Oh, Hi!  It's me, Burnie.  I don't know whether to feel angry, jealous or sad today.

Mom went to the store to buy some snacks for Crash and me.  That was good, but she usually buys us each a toy when she goes to this store.  Today, she didn't.  She said that we have enough toys.  I don't think you can ever have enough toys.

Then, she went on and on about this cute little puppy she met.  She said the puppy was so friendly and furry, just like me.  Mom also said that if she were to get a dog (can you believe it, a DOG), she would get a St. Bernard just like the one she saw today.  She thinks they are soooo cute.  I've seen pictures of St. Bernards and I think they would think that I'm sooo delicious.  I'm sure glad mom didn't buy me a St. Bernard today.

Mom, also saw a lot of little kittens up for adoption.  She thought they were so cute too.  She didn't adopt any though.  I'm glad because I don't think Crash would like another cat.  She barely likes having me around.

Anyway, mom bought us lots of snacks and food.  I don't have to worry about going hungry for a couple of weeks.  Thanks mom, even though you didn't buy me a toy.

Wednesday, March 5, 2014

Same Words Different Meanings

Back when I was younger and working and living in Queens, I would often hear about someone's going into rehab.  Back then, rehab meant that you had a substance abuse problem and had to deal with it.

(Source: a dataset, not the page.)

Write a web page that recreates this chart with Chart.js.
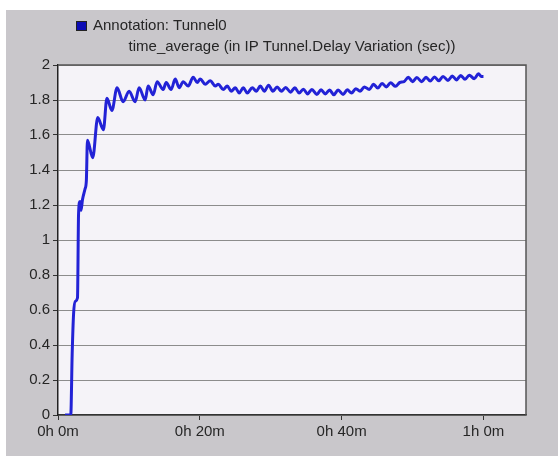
<!DOCTYPE html>
<html lang="en">
<head>
  <meta charset="UTF-8" />
  <title>Tunnel delay variation</title>
  <script src="https://cdn.jsdelivr.net/npm/chart.js"></script>
  <style>
    html, body { margin: 0; padding: 0; background: #fff; }
    #panel {
      position: absolute;
      left: 6px; top: 10px;
      width: 552px; height: 446px;
      background: #c9c7cb;
    }
    canvas { display: block; }
  </style>
</head>
<body>

<div id="panel">
  <canvas id="delayChart" width="552" height="446"></canvas>
</div>

<script>
  // sim time in minutes
  const minutes = [
    1.0, 1.8, 2.0, 2.2, 2.45, 2.75, 2.9, 3.1, 3.25, 3.45, 3.8, 4.0, 4.15, 4.9, 5.6, 6.4, 6.9, 7.6, 8.33,
    9.18, 10.03, 10.88, 11.44, 12.29, 12.71, 13.42, 13.98, 14.83, 15.25, 15.96, 16.53, 17.09, 17.66, 18.36,
    19.07, 19.63, 20.06, 20.76, 21.47, 22.18, 22.6, 23.3, 23.87, 24.43, 25.0, 25.56, 26.13, 26.69, 27.4,
    27.97, 28.53, 29.1, 29.7,
    30.3, 30.9, 31.5, 32.1, 32.8, 33.4, 34.0, 34.6, 35.2, 35.8, 36.5, 37.1, 37.7, 38.3, 38.9, 39.5, 40.2,
    40.8, 41.4, 42.0, 42.6, 43.2, 43.9, 44.5, 45.1, 45.7, 46.3, 46.9, 47.6, 48.2, 48.8, 49.4, 50.0, 50.6,
    51.3, 51.9, 52.5, 53.1, 53.7, 54.3, 55.0, 55.6, 56.2, 56.8, 57.4, 58.0, 58.7, 59.3, 59.7, 60.0
  ];

  // time_average of IP Tunnel delay variation (sec)
  const delayVariation = [
    0, 0, 0.35, 0.58, 0.65, 0.67, 1.15, 1.22, 1.17, 1.23, 1.29, 1.34, 1.57, 1.47, 1.70, 1.63, 1.81, 1.74, 1.87,
    1.79, 1.85, 1.79, 1.87, 1.80, 1.88, 1.83, 1.905, 1.86, 1.90, 1.86, 1.92, 1.87, 1.905, 1.88,
    1.93, 1.90, 1.92, 1.89, 1.91, 1.88, 1.89, 1.86, 1.88, 1.85, 1.87, 1.84, 1.87, 1.84, 1.87,
    1.85, 1.88, 1.85, 1.885,
    1.85, 1.875, 1.85, 1.872, 1.845, 1.87, 1.84, 1.862, 1.835, 1.86, 1.832, 1.858, 1.835, 1.857, 1.83, 1.857, 1.832,
    1.858, 1.84, 1.865, 1.85, 1.875, 1.86, 1.89, 1.868, 1.895, 1.875, 1.898, 1.878, 1.9, 1.905, 1.93, 1.905, 1.928,
    1.905, 1.93, 1.908, 1.932, 1.91, 1.935, 1.912, 1.937, 1.915, 1.94, 1.918, 1.942, 1.922, 1.95, 1.935, 1.935
  ];

  const xTickValues = [0, 20, 40, 60];
  const xTickLabels = ['0h 0m', '0h 20m', '0h 40m', '1h 0m'];
  const yTickLabels = ['0', '0.2', '0.4', '0.6', '0.8', '1', '1.2', '1.4', '1.6', '1.8', '2'];

  const seriesName = 'Annotation: Tunnel0';
  const chartTitle = 'time_average (in IP Tunnel.Delay Variation (sec))';
  const lineColor = '#2222d6';
  const fontFamily = '"Liberation Sans", Arial, sans-serif';
  const textColor = '#262626';

  const points = minutes.map((m, i) => ({ x: m, y: delayVariation[i] }));

  // light plot background + dark frame around it
  const plotFrame = {
    id: 'plotFrame',
    beforeDraw(chart) {
      const { ctx, chartArea: a } = chart;
      ctx.save();
      ctx.fillStyle = '#f5f3f8';
      ctx.fillRect(a.left, a.top, a.right - a.left, a.bottom - a.top);
      ctx.restore();
    },
    afterDatasetsDraw(chart) {
      const { ctx, chartArea: a } = chart;
      ctx.save();
      ctx.strokeStyle = '#555';
      ctx.lineWidth = 1.5;
      ctx.beginPath();
      ctx.moveTo(a.left, a.top);
      ctx.lineTo(a.right, a.top);
      ctx.lineTo(a.right, a.bottom);
      ctx.stroke();
      ctx.restore();
    }
  };

  // single-entry legend in the top left corner
  const cornerLegend = {
    id: 'cornerLegend',
    afterDraw(chart) {
      const { ctx } = chart;
      const ds = chart.data.datasets[0];
      ctx.save();
      ctx.fillStyle = '#0c0cb4';
      ctx.fillRect(70, 11, 11, 10);
      ctx.strokeStyle = '#222';
      ctx.lineWidth = 1;
      ctx.strokeRect(70.5, 11.5, 10, 9);
      ctx.fillStyle = textColor;
      ctx.font = '15px ' + fontFamily;
      ctx.textBaseline = 'middle';
      ctx.fillText(ds.label, 87, 16);
      ctx.restore();
    }
  };

  new Chart(document.getElementById('delayChart'), {
    type: 'line',
    data: {
      datasets: [{
        label: seriesName,
        data: points,
        borderColor: lineColor,
        backgroundColor: lineColor,
        borderWidth: 3,
        pointRadius: 0,
        cubicInterpolationMode: 'monotone',
        fill: false
      }]
    },
    options: {
      responsive: false,
      animation: false,
      layout: { padding: { top: 20, right: 32, left: 0, bottom: 0 } },
      plugins: {
        legend: { display: false },
        tooltip: { enabled: false },
        title: {
          display: true,
          text: chartTitle,
          fullSize: false,
          color: textColor,
          font: { family: fontFamily, size: 15, weight: 'normal' },
          padding: { top: 8, bottom: 9 }
        }
      },
      scales: {
        x: {
          type: 'linear',
          min: 0,
          max: 66,
          afterFit: s => { s.height = 41; },
          afterBuildTicks: s => { s.ticks = xTickValues.map(v => ({ value: v })); },
          ticks: {
            color: textColor,
            font: { family: fontFamily, size: 15 },
            padding: 3,
            maxRotation: 0,
            callback: (v) => xTickLabels[xTickValues.indexOf(v)]
          },
          grid: {
            drawOnChartArea: false,
            drawTicks: true,
            tickLength: 5,
            color: '#333'
          },
          border: { color: '#333', width: 1.5 }
        },
        y: {
          min: 0,
          max: 2,
          afterFit: s => { s.width = 52; },
          ticks: {
            stepSize: 0.2,
            color: textColor,
            font: { family: fontFamily, size: 15 },
            padding: 3,
            callback: (v, i) => yTickLabels[i]
          },
          grid: {
            color: '#8c8c8c',
            lineWidth: 1,
            tickLength: 5,
            tickColor: '#333'
          },
          border: { color: '#222', width: 1.5 }
        }
      }
    },
    plugins: [plotFrame, cornerLegend]
  });
</script>

</body>
</html>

When I moved into this senior community, I was constantly hearing about someone going into rehab.  It made me wonder what kind of community I had gotten into.  Gradually, it began to dawn on me that rehab, to a senior, meant something totally different.  Rehab is just an exercise program for after surgery to replace a knee, hip, etc.

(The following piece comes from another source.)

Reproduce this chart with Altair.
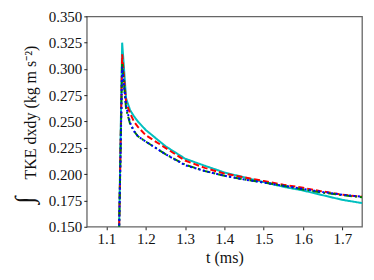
import altair as alt
import pandas as pd

t = [1.13, 1.14, 1.15, 1.16, 1.17, 1.18, 1.20, 1.25, 1.30, 1.35, 1.40, 1.45, 1.50, 1.55, 1.60, 1.65, 1.70, 1.75]
cyan = [0.100, 0.325, 0.272, 0.261, 0.255, 0.250, 0.242, 0.2266, 0.2147, 0.208, 0.2016, 0.197, 0.1925, 0.188, 0.1845, 0.180, 0.1756, 0.1725]
red = [0.100, 0.314, 0.268, 0.258, 0.250, 0.245, 0.237, 0.225, 0.213, 0.206, 0.2005, 0.197, 0.1935, 0.190, 0.187, 0.1835, 0.1805, 0.1785]
green = [0.100, 0.306, 0.262, 0.248, 0.241, 0.236, 0.231, 0.219, 0.209, 0.203, 0.1985, 0.195, 0.192, 0.189, 0.1855, 0.1825, 0.180, 0.178]
blue = [0.100, 0.302, 0.265, 0.249, 0.241, 0.236, 0.231, 0.219, 0.2085, 0.203, 0.1985, 0.195, 0.192, 0.189, 0.186, 0.183, 0.1805, 0.1785]

series_names = ["1", "2", "3", "4"]
series_colors = ["#00BFBF", "#FF0000", "#008000", "#0000FF"]
series_dash = [[1, 0], [6, 3], [8, 3, 2, 3], [2, 2.5]]

rows = []
for name, vals in zip(series_names, [cyan, red, green, blue]):
    for tt, v in zip(t, vals):
        rows.append({"t": tt, "v": v, "s": name})
df = pd.DataFrame(rows)

xticks = [1.1, 1.2, 1.3, 1.4, 1.5, 1.6, 1.7]
yticks = [0.150, 0.175, 0.200, 0.225, 0.250, 0.275, 0.300, 0.325, 0.350]

lines = alt.Chart(df).mark_line(clip=True, strokeWidth=2).encode(
    x=alt.X("t:Q", scale=alt.Scale(domain=[1.05, 1.75], nice=False, zero=False),
            axis=alt.Axis(values=xticks, format=".1f", title="t (ms)")),
    y=alt.Y("v:Q", scale=alt.Scale(domain=[0.15, 0.35], nice=False, zero=False),
            axis=alt.Axis(values=yticks, format=".3f", title="TKE dxdy (kg m s⁻²)", titleY=96)),
    color=alt.Color("s:N", scale=alt.Scale(domain=series_names, range=series_colors), legend=None),
    strokeDash=alt.StrokeDash("s:N", scale=alt.Scale(domain=series_names, range=series_dash), legend=None),
    order=alt.Order("s:N"),
)

integral = alt.Chart(pd.DataFrame({"sym": ["∫"]})).mark_text(
    font="Liberation Serif", fontSize=26, angle=270, color="#111111",
    align="center", baseline="middle", fontStyle="italic"
).encode(text="sym:N", x=alt.value(-62), y=alt.value(184))

chart = alt.layer(lines, integral).properties(
    width=276, height=211,
    autosize=alt.AutoSizeParams(type="none"),
    padding={"left": 79, "top": 8, "right": 4, "bottom": 50},
).configure_view(
    stroke="#666666", strokeWidth=1.3
).configure_axis(
    domain=False, grid=False, tickColor="#222222", tickSize=3,
    labelFont="Liberation Serif", labelFontSize=15, labelColor="#111111",
    titleFont="Liberation Serif", titleFontSize=16, titleFontWeight="normal", titleColor="#111111",
    labelPadding=2,
).configure_axisY(titlePadding=10).configure_axisX(titlePadding=3)

chart.save("out.html", embed_options={"renderer": "svg", "actions": False})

That brings me to the next word that needed correction in my mind.  Again, when I was young, if someone was going for therapy, they needed some help sorting out problems.

In my senior community, therapy is something completely different.  Therapy is a physical thing, something that follows rehab.  In therapy, you work on your new knee or hip, or slipped disc, or even a chronic ache or pain that keeps you from enjoying your life.

Here, it seems as everyone is now in therapy, has been in therapy, or is planning on therapy.  I'm no exception.  I've been in therapy twice, once for my back and now for my shoulder.  It works, and as far as I know, my mind is fine and I don't need therapy for that.

I find it interesting that one word can mean two completely different things depending on your age and contacts.

Sunday, March 2, 2014

The Oscars

i'm sitting here watching the Oscars and every year I get annoyed over the same thing.

Will someone PLEASE tell these celebrities that it is NOT proper to applaud yourself. I had thought it was only young performers who didn't know any better, but tonight I saw Bruce Dern applaud when his name was mentioned.

Maybe they all need a lesson in how to behave when people are saying how good you are.  A little humility please.